I just tested my tap water again and Gh is 5. Can the report be wrong or outdated? Darn, this is weird and confusing. I do know that NYC water is soft. Any problem if I use the Gh booster or the Equilibrium just to make sure I get Ca and Magnesium?


----------



## barbarossa4122 (Dec 31, 2009)

This is what I found in the 2008 report:
http://www.nyc.gov/html/dep/pdf/wsstate08.pdf

Alkalinity (mg/L CaCO3)- 12.9 average

Calcium (mg/L)- 5.6 average

Hardness (mg/L CaCO3)- 19 average

Hardness (grains/gallon[US]CaCO3)(6)- 1.1 average

Magnesium (mg/L)- 1.2

pH (pH units)- 7.2

Potassium (mg/L)- 0.6

Sodium (mg/L)- 9

Sulfate (mg/L)- 5.0

I am using API gh test kit and it shows me a gh of 5.


----------



## Diana K (Dec 20, 2007)

_Adding my comments in italics_
This is what I found in the 2008 report:
_mg/l is the same as ppm, and there are 17.9 ppm in 1 German degree of hardness._
Alkalinity (mg/L CaCO3)- 12.9 average _This is so little carbonate that the pH will be able to vary a LOT. Test this with your KH test kit._

Calcium (mg/L)- 5.6 average _Very low. This water would be great for breeding soft water fish, but is not so great for most average aquarium plants._

Hardness (mg/L CaCO3)- 19 average_Measure this with your GH test. Yes, results can vary, but your test of 5 degrees is WAY different. Of course this is an old water company report, and they may change where they get their water from. Different lake or river may have more minerals in it than the source they tested to create this report._

Hardness (grains/gallon[US]CaCO3)(6)- 1.1 average

Magnesium (mg/L)- 1.2_Very low._

pH (pH units)- 7.2

Potassium (mg/L)- 0.6

Sodium (mg/L)- 9

Sulfate (mg/L)- 5.0

I am using API gh test kit and it shows me a gh of 5

_Check the expiration date on the kit. Mine quit changing color, though, when it got old. Are you seeing a distinct color change?
I see the potassium level in the water is also low. This is typical. If you decide to supplement the minerals for the plants you will need to add potassium, too. There are a lot of products out there. Gotta read the label. It is not that any one is 'best', but which one works with your water to give your fish and plants what they need. At this point I think double checking the GH test is the best thing to do. Are there some stores, or fish keeping friends (with their own test kit) that can run another test on your tap water?_


----------



## barbarossa4122 (Dec 31, 2009)

Diana K said:


> _Adding my comments in italics_
> This is what I found in the 2008 report:
> _mg/l is the same as ppm, and there are 17.9 ppm in 1 German degree of hardness._
> Alkalinity (mg/L CaCO3)- 12.9 average _This is so little carbonate that the pH will be able to vary a LOT. Test this with your KH test kit._
> ...


Yes I see a distinct color change, it turns green when I do the test. I did 4 or 5 gh tests and they come out the same. The date on the bottle is 05/09 ( lot 58 A 0509) but, it doesn't say if this is the exp date or the date when the solution was made. Sorry, none of my friends are in this hobby.

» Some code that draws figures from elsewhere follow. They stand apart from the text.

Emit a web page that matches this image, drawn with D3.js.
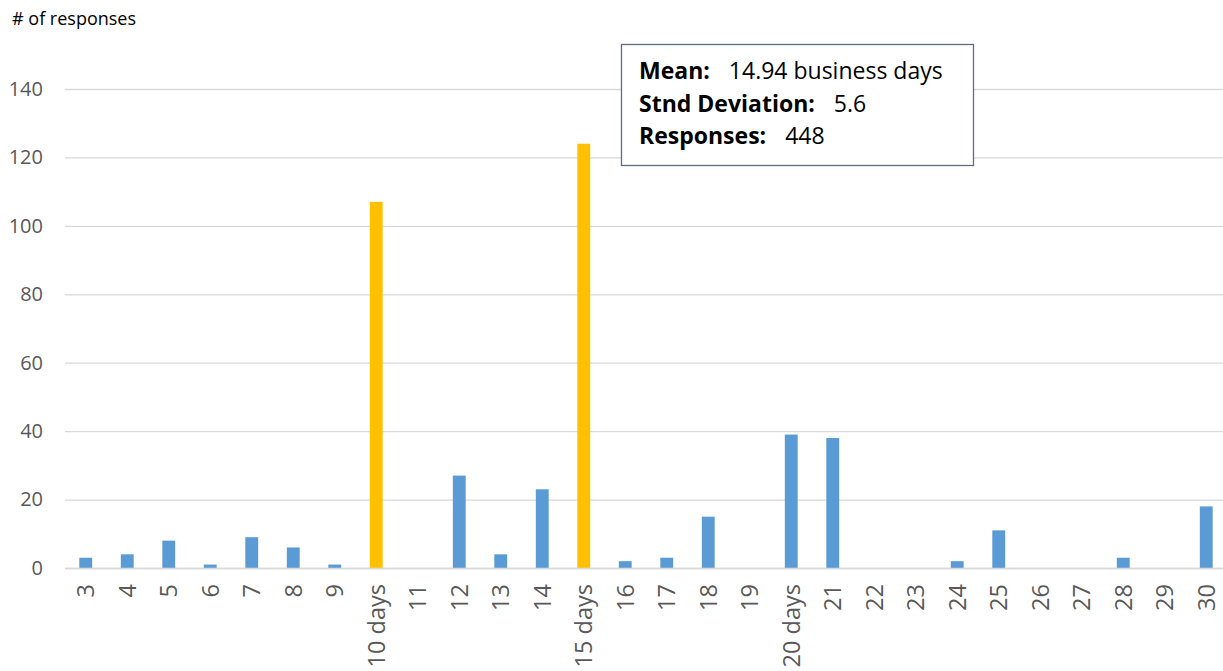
<!DOCTYPE html>
<html>
<head>
<meta charset="utf-8">
<script src="https://cdn.jsdelivr.net/npm/d3@7"></script>
<style>
  html, body { margin: 0; padding: 0; background: #fff; }
  svg { display: block; }
</style>
</head>
<body>
<svg id="chart" width="1223" height="671"></svg>
<script>
// Business days to response, and count of responses for each
const categories = ["3","4","5","6","7","8","9","10 days","11","12","13","14","15 days","16","17","18","19","20 days","21","22","23","24","25","26","27","28","29","30"];
const responses = [3,4,8,1,9,6,1,107,0,27,4,23,124,2,3,15,0,39,38,0,0,2,11,0,0,3,0,18];
const highlighted = ["10 days","15 days"];
const yTicks = [0,20,40,60,80,100,120,140];
const statLabels = ["Mean:", "Stnd Deviation:", "Responses:"];
const statValues = ["14.94 business days", "5.6", "448"];

const font = "'Open Sans', Lato, sans-serif";
const svg = d3.select("#chart");

const plot = { left: 65, right: 1227, top: 89, bottom: 568 };

const x = d3.scaleBand()
  .domain(categories)
  .range([plot.left, plot.right])
  .paddingInner(0.69)
  .paddingOuter(0.345);

const y = d3.scaleLinear()
  .domain([0, 140])
  .range([plot.bottom, plot.top]);

// horizontal gridlines and y tick labels
const yAxis = svg.append("g")
  .attr("transform", `translate(${plot.left},0)`)
  .call(d3.axisLeft(y).tickValues(yTicks).tickSize(-(plot.right - plot.left)).tickPadding(22))
  .call(g => g.select(".domain").remove());
yAxis.selectAll(".tick line").attr("stroke", "#d9d9d9").attr("stroke-width", 1.3);
yAxis.selectAll(".tick text")
  .attr("fill", "#595959")
  .style("font-family", font)
  .style("font-size", "20px");

// bars
svg.append("g")
  .selectAll("rect")
  .data(categories.map((c, i) => ({ c, v: responses[i] })))
  .join("rect")
  .attr("x", d => x(d.c))
  .attr("width", x.bandwidth())
  .attr("y", d => y(d.v))
  .attr("height", d => y(0) - y(d.v))
  .attr("fill", d => highlighted.includes(d.c) ? "#FFC000" : "#5B9BD5");

// category axis with rotated labels
const xAxis = svg.append("g")
  .attr("transform", `translate(0,${plot.bottom})`)
  .call(d3.axisBottom(x).tickSize(0).tickPadding(0));
xAxis.select(".domain").attr("stroke", "#d9d9d9").attr("stroke-width", 1.3);
xAxis.selectAll(".tick text")
  .attr("fill", "#595959")
  .style("font-family", font)
  .style("font-size", "23.5px")
  .attr("text-anchor", "end")
  .attr("dy", "0.36em")
  .attr("transform", "translate(0,16) rotate(-90)")
  .attr("x", 0)
  .attr("y", 0);

// axis title
svg.append("text")
  .attr("x", 12)
  .attr("y", 25)
  .attr("fill", "#000")
  .style("font-family", font)
  .style("font-size", "18px")
  .text("# of responses");

// summary statistics box
const box = svg.append("g");
box.append("rect")
  .attr("x", 621.5).attr("y", 44.5)
  .attr("width", 352).attr("height", 121)
  .attr("fill", "#fff")
  .attr("stroke", "#5f6f82")
  .attr("stroke-width", 1.3);

statLabels.forEach((lab, i) => {
  const t = box.append("text")
    .attr("x", 639)
    .attr("y", 79 + i * 32.5)
    .attr("fill", "#000")
    .style("font-family", font)
    .style("font-size", "23px");
  t.append("tspan").attr("font-weight", "bold").text(lab);
  t.append("tspan").attr("dx", 19).text(statValues[i]);
});
</script>
</body>
</html>
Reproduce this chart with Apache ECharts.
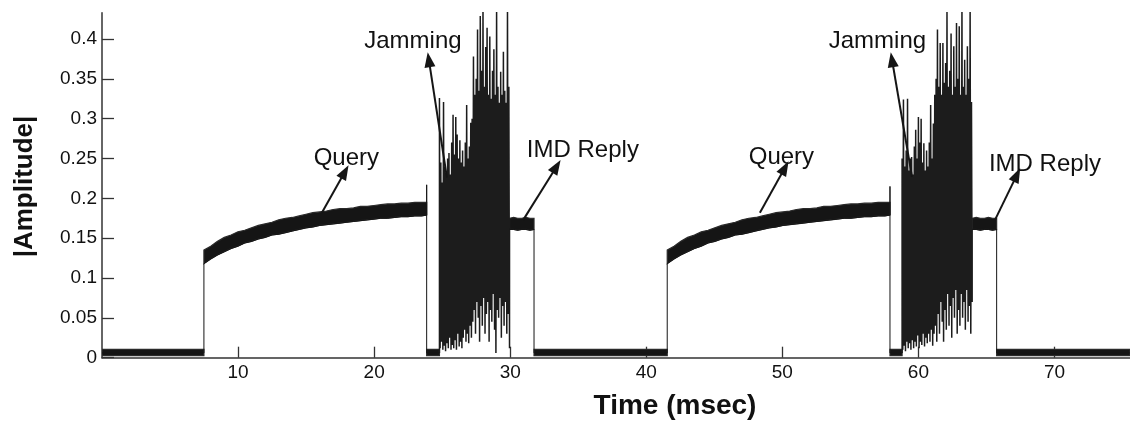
<!DOCTYPE html>
<html>
<head>
<meta charset="utf-8">
<script src="https://cdn.jsdelivr.net/npm/echarts@6/dist/echarts.min.js"></script>
<style>
  html, body { margin: 0; padding: 0; background: #fff; }
  #chart { width: 1130px; height: 424px; }
</style>
</head>
<body>
<div id="chart"></div>
<script>
// axis ranges and ticks
const timeMax = 75.55;
const ampMax = 0.433;
const timeTicks = [10, 20, 30, 40, 50, 60, 70];
const ampTicks = [0, 0.05, 0.1, 0.15, 0.2, 0.25, 0.3, 0.35, 0.4];

// noise floor between transmissions (msec)
const quietStart = [0, 23.86, 31.75, 57.91, 65.75];
const quietEnd = [7.49, 24.8, 41.54, 58.8, 75.55];
const quietTop = 0.0105;
const quietBottom = 0.0025;
const quietLevel = 0.006;

// programmer query: onset times and band
const queryOnset = [7.49, 41.54];
const queryOffset = [0, 0.5, 1, 1.5, 2, 2.5, 3, 3.5, 4, 4.5, 5, 5.5, 6, 6.5, 7, 7.5, 8,
  8.5, 9, 9.5, 10, 10.5, 11, 11.5, 12, 12.5, 13, 13.5, 14, 14.5, 15, 15.5, 16, 16.37];
const queryTop = [0.135, 0.140, 0.146, 0.151, 0.154, 0.158, 0.160, 0.163, 0.166, 0.168,
  0.170, 0.173, 0.175, 0.176, 0.178, 0.180, 0.182, 0.183, 0.184, 0.186,
  0.187, 0.187, 0.188, 0.190, 0.190, 0.191, 0.192, 0.193, 0.193, 0.194,
  0.194, 0.195, 0.195, 0.195];
const queryBottom = [0.118, 0.124, 0.129, 0.133, 0.137, 0.140, 0.144, 0.146, 0.149, 0.151,
  0.154, 0.155, 0.157, 0.159, 0.161, 0.163, 0.164, 0.166, 0.167, 0.168,
  0.169, 0.170, 0.171, 0.172, 0.173, 0.174, 0.175, 0.175, 0.176, 0.177,
  0.177, 0.178, 0.178, 0.179];

// short spike at the end of each query
const spikeTime = [23.86, 57.91];
const spikePeak = [0.217, 0.215];

// jamming bursts, one peak and one trough per sample
const jamStart = [24.8, 58.8];
const jamStep = 0.1;
const jam1High = [0.326, 0.245, 0.22, 0.321, 0.24, 0.232, 0.25, 0.257, 0.23, 0.27,
  0.305, 0.255, 0.302, 0.28, 0.25, 0.273, 0.245, 0.26, 0.24, 0.27,
  0.317, 0.25, 0.265, 0.295, 0.3, 0.378, 0.33, 0.35, 0.412, 0.335,
  0.429, 0.36, 0.44, 0.34, 0.39, 0.414, 0.33, 0.403, 0.325, 0.36,
  0.387, 0.33, 0.44, 0.34, 0.32, 0.359, 0.33, 0.384, 0.335, 0.32,
  0.44, 0.34];
const jam1Low = [0.012, 0.02, 0.01, 0.015, 0.008, 0.018, 0.012, 0.025, 0.01, 0.016,
  0.012, 0.022, 0.01, 0.03, 0.014, 0.02, 0.012, 0.025, 0.035, 0.02,
  0.03, 0.018, 0.04, 0.025, 0.045, 0.06, 0.03, 0.07, 0.05, 0.02,
  0.065, 0.04, 0.075, 0.03, 0.055, 0.07, 0.02, 0.06, 0.045, 0.08,
  0.035, 0.006, 0.06, 0.05, 0.075, 0.025, 0.065, 0.04, 0.07, 0.03,
  0.055, 0.012];
const jam2High = [0.25, 0.324, 0.24, 0.26, 0.325, 0.235, 0.25, 0.252, 0.23, 0.265,
  0.286, 0.25, 0.302, 0.27, 0.30, 0.245, 0.269, 0.235, 0.26, 0.24,
  0.27, 0.317, 0.25, 0.294, 0.33, 0.35, 0.412, 0.34, 0.395, 0.33,
  0.395, 0.345, 0.37, 0.434, 0.34, 0.36, 0.407, 0.33, 0.391, 0.34,
  0.42, 0.35, 0.416, 0.33, 0.44, 0.34, 0.374, 0.33, 0.391, 0.35,
  0.44, 0.321];
const jam2Low = [0.01, 0.015, 0.008, 0.02, 0.012, 0.018, 0.01, 0.022, 0.012, 0.02,
  0.014, 0.028, 0.012, 0.02, 0.016, 0.03, 0.014, 0.025, 0.018, 0.03,
  0.02, 0.035, 0.015, 0.03, 0.04, 0.02, 0.055, 0.03, 0.07, 0.045,
  0.02, 0.06, 0.035, 0.08, 0.04, 0.065, 0.025, 0.075, 0.05, 0.085,
  0.03, 0.06, 0.04, 0.08, 0.05, 0.07, 0.035, 0.085, 0.045, 0.065,
  0.03, 0.07];

// IMD reply
const replyStart = [29.95, 63.95];
const replyOffset = [0, 0.3, 0.6, 0.9, 1.2, 1.5, 1.8];
const replyTop = [0.175, 0.176, 0.175, 0.175, 0.176, 0.175, 0.175];
const replyBottom = [0.161, 0.161, 0.160, 0.161, 0.161, 0.160, 0.161];

// annotations: label position and arrow tail -> tip, in data units
const noteText = ["Query", "Jamming", "IMD Reply", "Query", "Jamming", "IMD Reply"];
const notePos = [[17.96, 0.2503], [22.85, 0.3973], [35.34, 0.2603],
  [49.93, 0.2509], [56.99, 0.3967], [69.3, 0.2427]];
const arrowFrom = [[16.16, 0.1818], [25.35, 0.226], [30.96, 0.173],
  [48.35, 0.1818], [59.53, 0.227], [65.63, 0.173]];
const arrowTo = [[17.85, 0.2333], [24.02, 0.374], [33.41, 0.240],
  [50.19, 0.2383], [58.06, 0.374], [67.24, 0.2295]];

const FONT = "'Liberation Sans', Arial, Helvetica, sans-serif";
const INK = "#151515";

// filled noise bands
const bands = [];
quietStart.forEach((s, i) => {
    bands.push({ t: [s, quietEnd[i]], top: [quietTop, quietTop], bottom: [quietBottom, quietBottom] });
});
queryOnset.forEach(t0 => {
    bands.push({ t: queryOffset.map(o => t0 + o), top: queryTop, bottom: queryBottom });
});
replyStart.forEach(t0 => {
    bands.push({ t: replyOffset.map(o => t0 + o), top: replyTop, bottom: replyBottom });
});

function renderBand(params, api) {
    const b = bands[api.value(0)];
    const pts = [];
    b.t.forEach((t, i) => pts.push(api.coord([t, b.top[i]])));
    for (let i = b.t.length - 1; i >= 0; i--) {
        pts.push(api.coord([b.t[i], b.bottom[i]]));
    }
    return {
        type: "polygon",
        shape: { points: pts },
        style: { fill: INK, stroke: "#2a2a2a", lineWidth: 1.2 }
    };
}

// thin trace: step edges and the spike before each jamming burst
const trace = [[0, quietLevel]];
for (let k = 0; k < 2; k++) {
    const t0 = queryOnset[k];
    trace.push([t0, quietLevel]);
    queryOffset.forEach((o, i) => trace.push([t0 + o, queryBottom[i]]));
    trace.push([spikeTime[k], spikePeak[k]], [spikeTime[k], quietLevel], [jamStart[k], quietLevel]);
    trace.push([jamStart[k], quietLevel], null);
    replyOffset.forEach((o, i) => trace.push([replyStart[k] + o, replyBottom[i]]));
    const rEnd = replyStart[k] + replyOffset[replyOffset.length - 1];
    trace.push([rEnd, quietLevel]);
}
trace.push([timeMax, quietLevel]);

// jamming bursts: zig-zag between peaks and troughs
const jamHigh = [jam1High, jam2High];
const jamLow = [jam1Low, jam2Low];
const jamSeries = jamHigh.map((highs, k) => {
    const pts = [[jamStart[k], quietLevel]];
    highs.forEach((h, i) => {
        pts.push([jamStart[k] + i * jamStep, h]);
        pts.push([jamStart[k] + (i + 0.5) * jamStep, jamLow[k][i]]);
    });
    pts.push([replyStart[k], replyBottom[0]]);
    return {
        type: "line",
        data: pts,
        showSymbol: false,
        clip: true,
        silent: true,
        lineStyle: { color: "#1c1c1c", width: 1.5 }
    };
});

const chart = echarts.init(document.getElementById("chart"), null, { renderer: "canvas" });

chart.setOption({
    animation: false,
    backgroundColor: "#fff",
    grid: { left: 102, right: 0, top: 12.7, bottom: 66.3 },
    xAxis: {
        type: "value",
        min: 0,
        max: timeMax,
        splitLine: { show: false },
        axisLine: { show: true, lineStyle: { color: "#333", width: 1.5 } },
        axisTick: { show: true, inside: true, length: 11, customValues: timeTicks, lineStyle: { color: "#333", width: 1.3 } },
        axisLabel: { customValues: timeTicks, fontSize: 19, color: "#111", fontFamily: FONT, margin: 6 }
    },
    yAxis: {
        type: "value",
        min: 0,
        max: ampMax,
        splitLine: { show: false },
        axisLine: { show: true, lineStyle: { color: "#333", width: 1.5 } },
        axisTick: { show: true, inside: true, length: 12, customValues: ampTicks, lineStyle: { color: "#333", width: 1.3 } },
        axisLabel: { customValues: ampTicks, fontSize: 19, color: "#111", fontFamily: FONT, margin: 5 }
    },
    graphic: [
        {
            type: "text", x: 675, y: 406,
            style: { text: "Time (msec)", font: "bold 28px " + FONT, fill: "#111", textAlign: "center", textVerticalAlign: "middle" }
        },
        {
            type: "text", x: 24.5, y: 186.5, rotation: Math.PI / 2,
            style: { text: "|Amplitude|", font: "bold 26px " + FONT, fill: "#111", textAlign: "center", textVerticalAlign: "middle" }
        }
    ],
    series: [
        {
            type: "custom",
            renderItem: renderBand,
            clip: true,
            silent: true,
            data: bands.map((b, i) => [i, 0])
        },
        ...jamSeries,
        {
            type: "line",
            data: trace,
            showSymbol: false,
            connectNulls: false,
            clip: true,
            silent: true,
            lineStyle: { color: INK, width: 1 },
            markLine: {
                silent: true,
                symbol: ["none", "triangle"],
                symbolSize: [11, 15],
                label: { show: false },
                lineStyle: { color: INK, width: 2, type: "solid" },
                data: arrowFrom.map((p, i) => [{ coord: p }, { coord: arrowTo[i] }])
            },
            markPoint: {
                silent: true,
                symbol: "circle",
                symbolSize: 1,
                itemStyle: { color: "rgba(0,0,0,0)" },
                label: { show: true, position: "inside", fontSize: 24, color: "#111", fontFamily: FONT },
                data: notePos.map((p, i) => ({ coord: p, value: noteText[i], label: { formatter: noteText[i] } }))
            }
        }
    ]
});
</script>
</body>
</html>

The water company will not change the water supply until 2013, so they claim. As of today the report is accurate

I do dose KN03 3x a week, KH2P04 3x a week, K2S04 3x a week, Epsom 3x a week and the Ultimate Gh booster (wc only). For micros I use TPN and Flourish iron.


----------



## Diana K (Dec 20, 2007)

The date on the bottle is 05/09 ( lot 58 A 0509) _This is the manufacture date, and it is good for 3 years. _

As of today the report is accurate. _So... they say barely and Ca or Mg, test shows 4-5 degrees GH. _

I do dose KN03 3x a week, KH2P04 3x a week, K2S04 3x a week, _These should not alter the GH, except that the plants grow well and use more Ca and Mg. _ 
Epsom 3x a week _Adds magnesium, which will raise the GH test. _
and the Ultimate Gh booster _Is this Ca and Mg? Sure sounds like it will raise the GH!_ 
TPN and Flourish iron. _Should have no effect on the GH test._

If you test the tank right before a water change, is the GH lower than right after? Do the plants use up the magnesium and the calcium that you are adding with each water change, and during the week?


----------



## Diana K (Dec 20, 2007)

Got this by googling.

"The Ultimate GH Booster Contains:
* Potassium Sulfate (K2SO4)
* Calcium Sulfate (CaSO4)
* Magnesium Sulfate (MgSO4)
* Iron Sulfate (FeSO4)
* Manganese Sulfate (MnSO4)"

Looks like you may be double dosing some things, which may not be bad, if that is what the plants need, and in those ratios. 

If you test some water out of the tap, then add either Epsom salt OR GH Booster, then test when it is dissolved, do you get a different reading?


----------



## barbarossa4122 (Dec 31, 2009)

Diana K said:


> Got this by googling.
> If you test some water out of the tap, then add either Epsom salt OR GH Booster, then test when it is dissolved, do you get a different reading?


I did get a different reading, about 3 dh difference. Since I can't trust the water report or the test kit I will add CACl2 and Epsom 3*week, plus I'll add Gh booster or Equilibrium once a week with my WC.
I am getting a headache already , but in a strange way, I like it. Thanks Diana.


----------